Menurut al-Syatibi, Istihsan
harus selalu berorientasi pada usaha untuk
mewujudkan Maqashid al_syari’ah, serta memperhitungkan
dampak positif dan negatif dari penerapan suatu hukum yang dalam
istilah al-Syatibi disebut An-nadzar fi al-ma’alat. Urgensi dari prinsip
tersebut dalam Istihsan adalah mempertajam analisi Istihsan itu
sendiri.[6]
Maslahat al-Mursalah
Pada dasarnya
mayoritas ulama ahli fiqh menerima metode Maslahat
al-mursalah. Karena tujuan dari maslahat adalah menarik manfaat menghindarkan
bahaya dan memelihara tujuan hukum Islam untuk agama, jiwa, akal, keturunan,
dan harta manusia. Untuk menggunakan metode
tersebut, para ulama memberikan beberapa perysyartan, diantara
persyaratan agar dapat dijadikan sebagai dasar hukum adalah sebagai
berikut:
- Kemaslahatan itu termasuk dalam kategori daruriyyat. Artinya bahwa untuk menetapkan satu kemaslahatan tingkat keperluanya harus diperhatikan. Apakah sampai mengancam lima unsur pokok maslahat atau belum sampai pada batas tersebut.

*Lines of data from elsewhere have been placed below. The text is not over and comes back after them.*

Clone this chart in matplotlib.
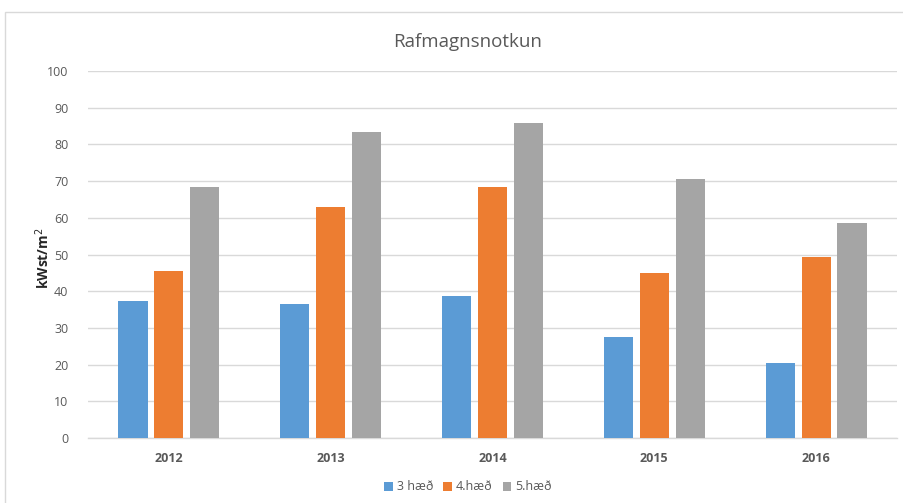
import numpy as np
import matplotlib.pyplot as plt
from matplotlib.patches import Rectangle

years = ['2012', '2013', '2014', '2015', '2016']
haed3 = [37.3, 36.5, 38.8, 27.5, 20.5]
haed4 = [45.4, 62.9, 68.3, 45.0, 49.3]
haed5 = [68.3, 83.4, 85.7, 70.6, 58.6]
labels = ['3 hæð', '4.hæð', '5.hæð']
colors = ['#5b9bd5', '#ed7d31', '#a5a5a5']

plt.rcParams['font.family'] = ['Open Sans', 'DejaVu Sans']

fig = plt.figure(figsize=(9.04, 5.03), dpi=100)
ax = fig.add_axes([88 / 904, 1 - 438 / 503, (897 - 88) / 904, (438 - 71) / 503])

# outer chart border
fig.patches.append(Rectangle((5 / 904, -0.01), 1.0, 1 - 12 / 503 + 0.01,
                             transform=fig.transFigure, fill=False,
                             edgecolor='#d9d9d9', linewidth=1))

x = np.arange(len(years))
w = 0.18
step = 0.222
for i, (vals, lab, c) in enumerate(zip([haed3, haed4, haed5], labels, colors)):
    ax.bar(x + (i - 1) * step, vals, width=w, color=c, label=lab, zorder=3)

ax.set_xlim(-0.5, len(years) - 0.5)
ax.set_ylim(0, 100)
ax.set_yticks(range(0, 101, 10))
ax.set_xticks(x)
ax.set_xticklabels(years, fontweight='bold')
ax.tick_params(axis='both', length=0, colors='#595959', labelsize=9)
ax.tick_params(axis='x', pad=10)
ax.tick_params(axis='y', pad=14)
ax.grid(axis='y', color='#d9d9d9', linewidth=1, zorder=0)
for s in ['top', 'right', 'left']:
    ax.spines[s].set_visible(False)
ax.spines['bottom'].set_color('#d9d9d9')
ax.spines['bottom'].set_linewidth(1)

ax.set_ylabel('kWst/m$^2$', fontweight='bold', fontsize=10, color='#262626')
ax.yaxis.set_label_coords(-0.045, 0.49)

fig.text(468 / 904, 1 - 42 / 503, 'Rafmagnsnotkun', ha='center', va='center',
         fontsize=13.5, color='#595959')

fig.legend(loc='center', bbox_to_anchor=(468 / 904, 1 - 487 / 503), ncol=3,
           frameon=False, fontsize=9, labelcolor='#595959',
           handlelength=0.7, handleheight=0.7, handletextpad=0.3, columnspacing=0.8)

fig.savefig('out.png', dpi=100)
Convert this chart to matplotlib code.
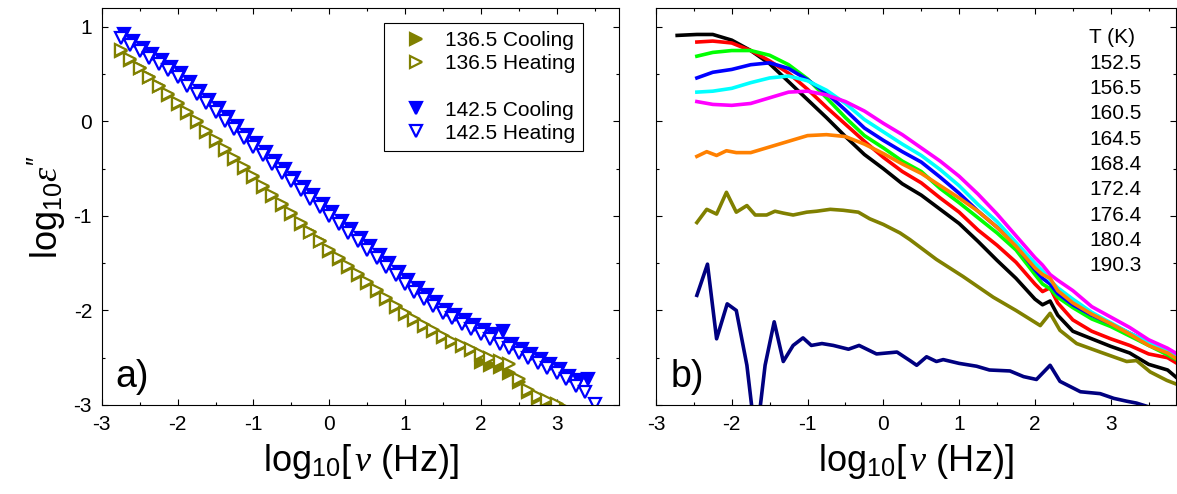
import matplotlib
matplotlib.use("Agg")
import matplotlib.pyplot as plt
from matplotlib.lines import Line2D
from matplotlib.ticker import MultipleLocator

plt.rcParams.update({
    "font.family": ["Liberation Sans", "DejaVu Sans"],
    "mathtext.fontset": "custom",
    "mathtext.rm": "Liberation Sans",
    "mathtext.it": "Liberation Serif:italic",
    "axes.unicode_minus": False,
})

# ---- panel a: log10 eps'' vs log10 nu, cooling / heating ----
logf_136 = [-2.75, -2.625, -2.5, -2.375, -2.25, -2.125, -2.0, -1.875, -1.75, -1.625,
            -1.5, -1.375, -1.25, -1.125, -1.0, -0.875, -0.75, -0.625, -0.5, -0.375,
            -0.25, -0.125, 0.0, 0.125, 0.25, 0.375, 0.5, 0.625, 0.75, 0.875,
            1.0, 1.125, 1.25, 1.375, 1.5, 1.625, 1.75, 1.875, 2.0, 2.125,
            2.25, 2.375, 2.5, 2.625, 2.75, 2.875, 3.0, 3.125]
eps_136_heat = [0.76, 0.665, 0.57, 0.475, 0.38, 0.285, 0.19, 0.095, 0.0, -0.10,
                -0.195, -0.29, -0.39, -0.485, -0.58, -0.68, -0.775, -0.87, -0.97, -1.07,
                -1.165, -1.26, -1.36, -1.45, -1.53, -1.615, -1.70, -1.78, -1.87, -1.95,
                -2.03, -2.09, -2.15, -2.21, -2.27, -2.32, -2.365, -2.41, -2.46, -2.50,
                -2.53, -2.57, -2.72, -2.84, -2.90, -2.95, -2.99, -3.04]
eps_136_cool = [0.75, 0.655, 0.56, 0.465, 0.37, 0.275, 0.18, 0.085, -0.01, -0.11,
                -0.205, -0.30, -0.40, -0.495, -0.59, -0.69, -0.785, -0.88, -0.98, -1.08,
                -1.175, -1.27, -1.37, -1.46, -1.54, -1.625, -1.71, -1.79, -1.88, -1.96,
                -2.04, -2.10, -2.16, -2.22, -2.28, -2.33, -2.375, -2.42, -2.55, -2.58,
                -2.60, -2.66, -2.76, -2.86, -2.93, -2.97, -3.01, -3.05]

logf_142 = [-2.75, -2.625, -2.5, -2.375, -2.25, -2.125, -2.0, -1.875, -1.75, -1.625,
            -1.5, -1.375, -1.25, -1.125, -1.0, -0.875, -0.75, -0.625, -0.5, -0.375,
            -0.25, -0.125, 0.0, 0.125, 0.25, 0.375, 0.5, 0.625, 0.75, 0.875,
            1.0, 1.125, 1.25, 1.375, 1.5, 1.625, 1.75, 1.875, 2.0, 2.125,
            2.25, 2.375, 2.5, 2.625, 2.75, 2.875, 3.0, 3.125, 3.25, 3.375, 3.5]
eps_142_heat = [0.88, 0.81, 0.74, 0.675, 0.61, 0.54, 0.47, 0.38, 0.285, 0.19,
                0.10, 0.005, -0.085, -0.18, -0.27, -0.36, -0.455, -0.545, -0.635, -0.73,
                -0.82, -0.91, -1.0, -1.09, -1.18, -1.27, -1.36, -1.45, -1.54, -1.63,
                -1.72, -1.80, -1.875, -1.95, -2.03, -2.085, -2.14, -2.195, -2.25, -2.30,
                -2.35, -2.40, -2.45, -2.50, -2.555, -2.61, -2.66, -2.73, -2.80, -2.86, -2.99]
logf_142_cool = [-2.71, -2.585, -2.46, -2.335, -2.21, -2.085, -1.96, -1.835, -1.71, -1.585,
                 -1.46, -1.335, -1.21, -1.085, -0.96, -0.835, -0.71, -0.585, -0.46, -0.335,
                 -0.21, -0.085, 0.04, 0.165, 0.29, 0.415, 0.54, 0.665, 0.79, 0.915,
                 1.04, 1.165, 1.29, 1.415, 1.54, 1.665, 1.79, 1.915, 2.04, 2.165,
                 2.29, 2.415, 2.54, 2.665, 2.79, 2.915, 3.04, 3.165, 3.29, 3.415]
eps_142_cool = [0.92, 0.85, 0.78, 0.715, 0.65, 0.58, 0.51, 0.42, 0.325, 0.23,
                0.14, 0.045, -0.045, -0.14, -0.23, -0.32, -0.415, -0.505, -0.595, -0.69,
                -0.78, -0.87, -0.96, -1.05, -1.14, -1.23, -1.32, -1.41, -1.50, -1.59,
                -1.68, -1.76, -1.835, -1.91, -1.99, -2.045, -2.10, -2.155, -2.21, -2.25,
                -2.22, -2.36, -2.41, -2.46, -2.515, -2.57, -2.62, -2.69, -2.74, -2.73]

# ---- panel b: spectra at several temperatures ----
temps_K = ["152.5", "156.5", "160.5", "164.5", "168.4", "172.4", "176.4", "180.4", "190.3"]

logf_b = [-2.46, -2.25, -2.0, -1.75, -1.5, -1.25, -1.0, -0.75, -0.5, -0.25,
          0.0, 0.25, 0.5, 0.75, 1.0, 1.25, 1.5, 1.75, 2.0, 2.1,
          2.2, 2.3, 2.5, 2.75, 3.0, 3.25, 3.5, 3.75, 4.0]
logf_b_152 = [-2.72] + logf_b
eps_152 = [0.91, 0.92, 0.92, 0.86, 0.75, 0.61, 0.42, 0.23, 0.04, -0.16, -0.35,
           -0.50, -0.66, -0.78, -0.93, -1.08, -1.27, -1.47, -1.66, -1.88, -1.94,
           -1.90, -2.05, -2.22, -2.30, -2.38, -2.45, -2.57, -2.63, -2.80]
eps_156 = [0.84, 0.85, 0.83, 0.75, 0.64, 0.51, 0.34, 0.15, -0.03, -0.21,
           -0.38, -0.53, -0.65, -0.81, -0.96, -1.15, -1.31, -1.49, -1.72, -1.80,
           -1.76, -1.92, -2.10, -2.22, -2.30, -2.37, -2.46, -2.50, -2.62]
eps_160 = [0.69, 0.73, 0.75, 0.75, 0.70, 0.60, 0.45, 0.25, 0.04, -0.15,
           -0.28, -0.42, -0.53, -0.71, -0.86, -1.02, -1.18, -1.36, -1.62, -1.72,
           -1.77, -1.86, -1.97, -2.09, -2.17, -2.27, -2.37, -2.47, -2.58]
eps_164 = [0.46, 0.52, 0.55, 0.60, 0.62, 0.56, 0.44, 0.30, 0.12, -0.07,
           -0.20, -0.32, -0.43, -0.59, -0.76, -0.95, -1.12, -1.31, -1.57, -1.66,
           -1.72, -1.82, -1.94, -2.05, -2.14, -2.24, -2.34, -2.43, -2.53]
eps_168 = [0.31, 0.32, 0.35, 0.41, 0.46, 0.48, 0.43, 0.33, 0.19, 0.02,
           -0.11, -0.24, -0.36, -0.51, -0.68, -0.88, -1.06, -1.28, -1.50, -1.58,
           -1.68, -1.76, -1.88, -2.02, -2.13, -2.24, -2.34, -2.42, -2.53]
eps_172 = [0.21, 0.18, 0.17, 0.19, 0.25, 0.31, 0.32, 0.28, 0.21, 0.11,
           -0.02, -0.14, -0.28, -0.42, -0.58, -0.77, -0.98, -1.21, -1.44, -1.52,
           -1.62, -1.68, -1.79, -1.96, -2.07, -2.18, -2.31, -2.40, -2.52]

logf_b_176 = [-2.46, -2.33, -2.2, -2.07, -1.94, -1.75, -1.5, -1.25, -1.0, -0.75,
              -0.5, -0.25, 0.0, 0.25, 0.5, 0.75, 1.0, 1.25, 1.5, 1.75,
              2.0, 2.1, 2.2, 2.3, 2.5, 2.75, 3.0, 3.25, 3.5, 3.75, 4.0]
eps_176 = [-0.37, -0.32, -0.36, -0.31, -0.33, -0.33, -0.27, -0.21, -0.15, -0.14,
           -0.16, -0.24, -0.34, -0.45, -0.55, -0.68, -0.81, -0.95, -1.12, -1.32,
           -1.55, -1.62, -1.66, -1.79, -1.92, -2.04, -2.14, -2.25, -2.37, -2.45, -2.58]

logf_b_180 = [-2.46, -2.33, -2.2, -2.07, -1.94, -1.80, -1.69, -1.54, -1.43, -1.32,
              -1.19, -1.01, -0.88, -0.70, -0.53, -0.33, -0.18, 0.0, 0.22, 0.35,
              0.70, 1.05, 1.45, 1.75, 2.07, 2.2, 2.33, 2.55, 2.86, 3.21,
              3.34, 3.52, 3.74, 3.9]
eps_180 = [-1.07, -0.93, -0.98, -0.75, -0.96, -0.89, -0.99, -0.99, -0.95, -0.97,
           -0.99, -0.96, -0.95, -0.93, -0.94, -0.96, -1.03, -1.09, -1.18, -1.25,
           -1.46, -1.64, -1.86, -2.0, -2.16, -2.03, -2.21, -2.35, -2.44, -2.54,
           -2.53, -2.65, -2.74, -2.79]

logf_b_190 = [-2.46, -2.32, -2.2, -2.06, -1.94, -1.8, -1.68, -1.56, -1.44, -1.32,
              -1.19, -1.06, -0.95, -0.81, -0.66, -0.46, -0.32, -0.09, 0.18, 0.35,
              0.44, 0.57, 0.70, 0.79, 1.0, 1.23, 1.40, 1.67, 1.85, 2.02,
              2.20, 2.33, 2.60, 2.86, 3.04, 3.21, 3.34, 3.5]
eps_190 = [-1.84, -1.51, -2.30, -1.93, -2.0, -2.58, -3.4, -2.58, -2.12, -2.54,
           -2.37, -2.29, -2.37, -2.35, -2.37, -2.41, -2.37, -2.46, -2.44, -2.53,
           -2.58, -2.49, -2.54, -2.52, -2.56, -2.59, -2.63, -2.64, -2.70, -2.73,
           -2.58, -2.75, -2.86, -2.88, -2.93, -2.96, -2.98, -3.02]

OLIVE = "#808000"
BLUE = "#0000ff"


def style_axis(ax, xmax):
    ax.set_xlim(-3, xmax)
    ax.set_ylim(-3, 1.2)
    ax.xaxis.set_major_locator(MultipleLocator(1))
    ax.xaxis.set_minor_locator(MultipleLocator(0.5))
    ax.yaxis.set_major_locator(MultipleLocator(1))
    ax.yaxis.set_minor_locator(MultipleLocator(0.5))
    ax.tick_params(which="both", direction="in", top=True, right=True, width=0.8)
    ax.tick_params(which="major", length=4.5, labelsize=15, pad=7)
    ax.tick_params(which="minor", length=2.5)
    for sp in ax.spines.values():
        sp.set_linewidth(0.8)
    ax.set_xlabel(r"log$_{10}$[$\,\nu$ (Hz)]", fontsize=26, labelpad=6)


fig = plt.figure(figsize=(11.77, 4.94), dpi=100)
ax_a = fig.add_axes([0.0865, 0.1802, 0.4394, 0.8036])
ax_b = fig.add_axes([0.5573, 0.1802, 0.4418, 0.8036])

# panel a -- filled (cooling) first, open (heating) with white face on top
mk = dict(linestyle="none", markersize=9, markeredgewidth=1.6)
h136c, = ax_a.plot(logf_136, eps_136_cool, marker=">", color=OLIVE, label="136.5 Cooling", **mk)
h142c, = ax_a.plot(logf_142_cool, eps_142_cool, marker="v", color=BLUE,
                   label="142.5 Cooling", **mk)
h136h, = ax_a.plot(logf_136, eps_136_heat, marker=">", color=OLIVE, markerfacecolor="white",
                   label="136.5 Heating", **mk)
h142h, = ax_a.plot(logf_142, eps_142_heat, marker="v", color=BLUE, markerfacecolor="white",
                   label="142.5 Heating", **mk)

blank = Line2D([], [], linestyle="none", marker="none")
leg = ax_a.legend([h136c, h136h, blank, h142c, h142h],
                  ["136.5 Cooling", "136.5 Heating", " ", "142.5 Cooling", "142.5 Heating"],
                  loc="upper right", bbox_to_anchor=(0.931, 0.963), borderaxespad=0,
                  fontsize=15, handlelength=2.2, handletextpad=0.3, labelspacing=0.2,
                  borderpad=0.4, fancybox=False, framealpha=1)
leg.get_frame().set_edgecolor("black")
leg.get_frame().set_linewidth(0.8)

style_axis(ax_a, 3.823)
ax_a.set_ylabel(r"log$_{10}\varepsilon^{\prime\prime}$", fontsize=26, labelpad=4)
ax_a.text(0.026, 0.045, "a)", transform=ax_a.transAxes, fontsize=27, va="baseline")

# panel b
lw = 2.6
ax_b.plot(logf_b_152, eps_152, color="black", lw=lw)
ax_b.plot(logf_b, eps_156, color="#ff0000", lw=lw)
ax_b.plot(logf_b, eps_160, color="#00ff00", lw=lw)
ax_b.plot(logf_b, eps_164, color="#0000ff", lw=lw)
ax_b.plot(logf_b, eps_168, color="#00ffff", lw=lw)
ax_b.plot(logf_b, eps_172, color="#ff00ff", lw=lw)
ax_b.plot(logf_b_176, eps_176, color="#ff8000", lw=lw)
ax_b.plot(logf_b_180, eps_180, color=OLIVE, lw=lw)
ax_b.plot(logf_b_190, eps_190, color="#000080", lw=lw)

style_axis(ax_b, 3.86)
ax_b.tick_params(labelleft=False)
ax_b.text(0.028, 0.045, "b)", transform=ax_b.transAxes, fontsize=27, va="baseline")

# temperature list (plain black text, top right)
ax_b.text(0.833, 0.925, "T (K)", transform=ax_b.transAxes, fontsize=15, va="center")
for i, t in enumerate(temps_K):
    ax_b.text(0.833, 0.861 - i * 0.0638, t, transform=ax_b.transAxes, fontsize=15, va="center")

fig.savefig("out.png", dpi=100)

- Kemaslahatan itu bersifat Qath’i, artinya yang dimaksud dengan maslahat benar-benar telah diyakini sebagai maslahat, tidak didasarkan pada dugaan semata-mata.
- Kemaslahatan itu bersifat kulli, artinya bahwa kemaslahatan itu berlaku secara umum dan kolektif tidak bersifat individual.
Berdasarkan
persyaratan diatas, maslahat yang dikemukakan oleh para ahli ushul
fiqh dapat difahami bahwa betapa eratnya hubungan antara
metode maslahat al-mursalah dengan Maqashid alsyari’ah[7]
[1]
Amir
Mu’allim dan Yusdani, Konfigurasi Pemikiran Hukum islam (Yogyakarta: UII Press, 1999) Hal. 92
[2]
Tototk
jumantoro dan Samsul Munir Amin, Kamus Ilmu Ushul Fiqh, (Jakarta: Sinar Grafika Offset,
2005), Hal. 270
[3]
Asafri
jaya Bakri, Konsep Maqashid………… Hal 135
[4]
A.
Ghufron Mas’adi, Metodologi Pembaharuan Hukum Islam, (Jakarta : Raja
Grafindo Persada, 2001), Hal. 174
[5] Abdul Wahab Khalaf, “Ilmu
Ushul al-fikih (Maktabah Al-Dakwah al-Islamiyah, cetakan VIII,thn 1991) hal.79
[6] A. Ghufron Mas’adi, Metodologi
pembaharuan Hukum Islam, Hal 183.
[7]
Fathurrahman
Djamil, Filsafat Hukum islam, (Jakarta: Logos Wacana Ilmu, 1999) hlm. 128.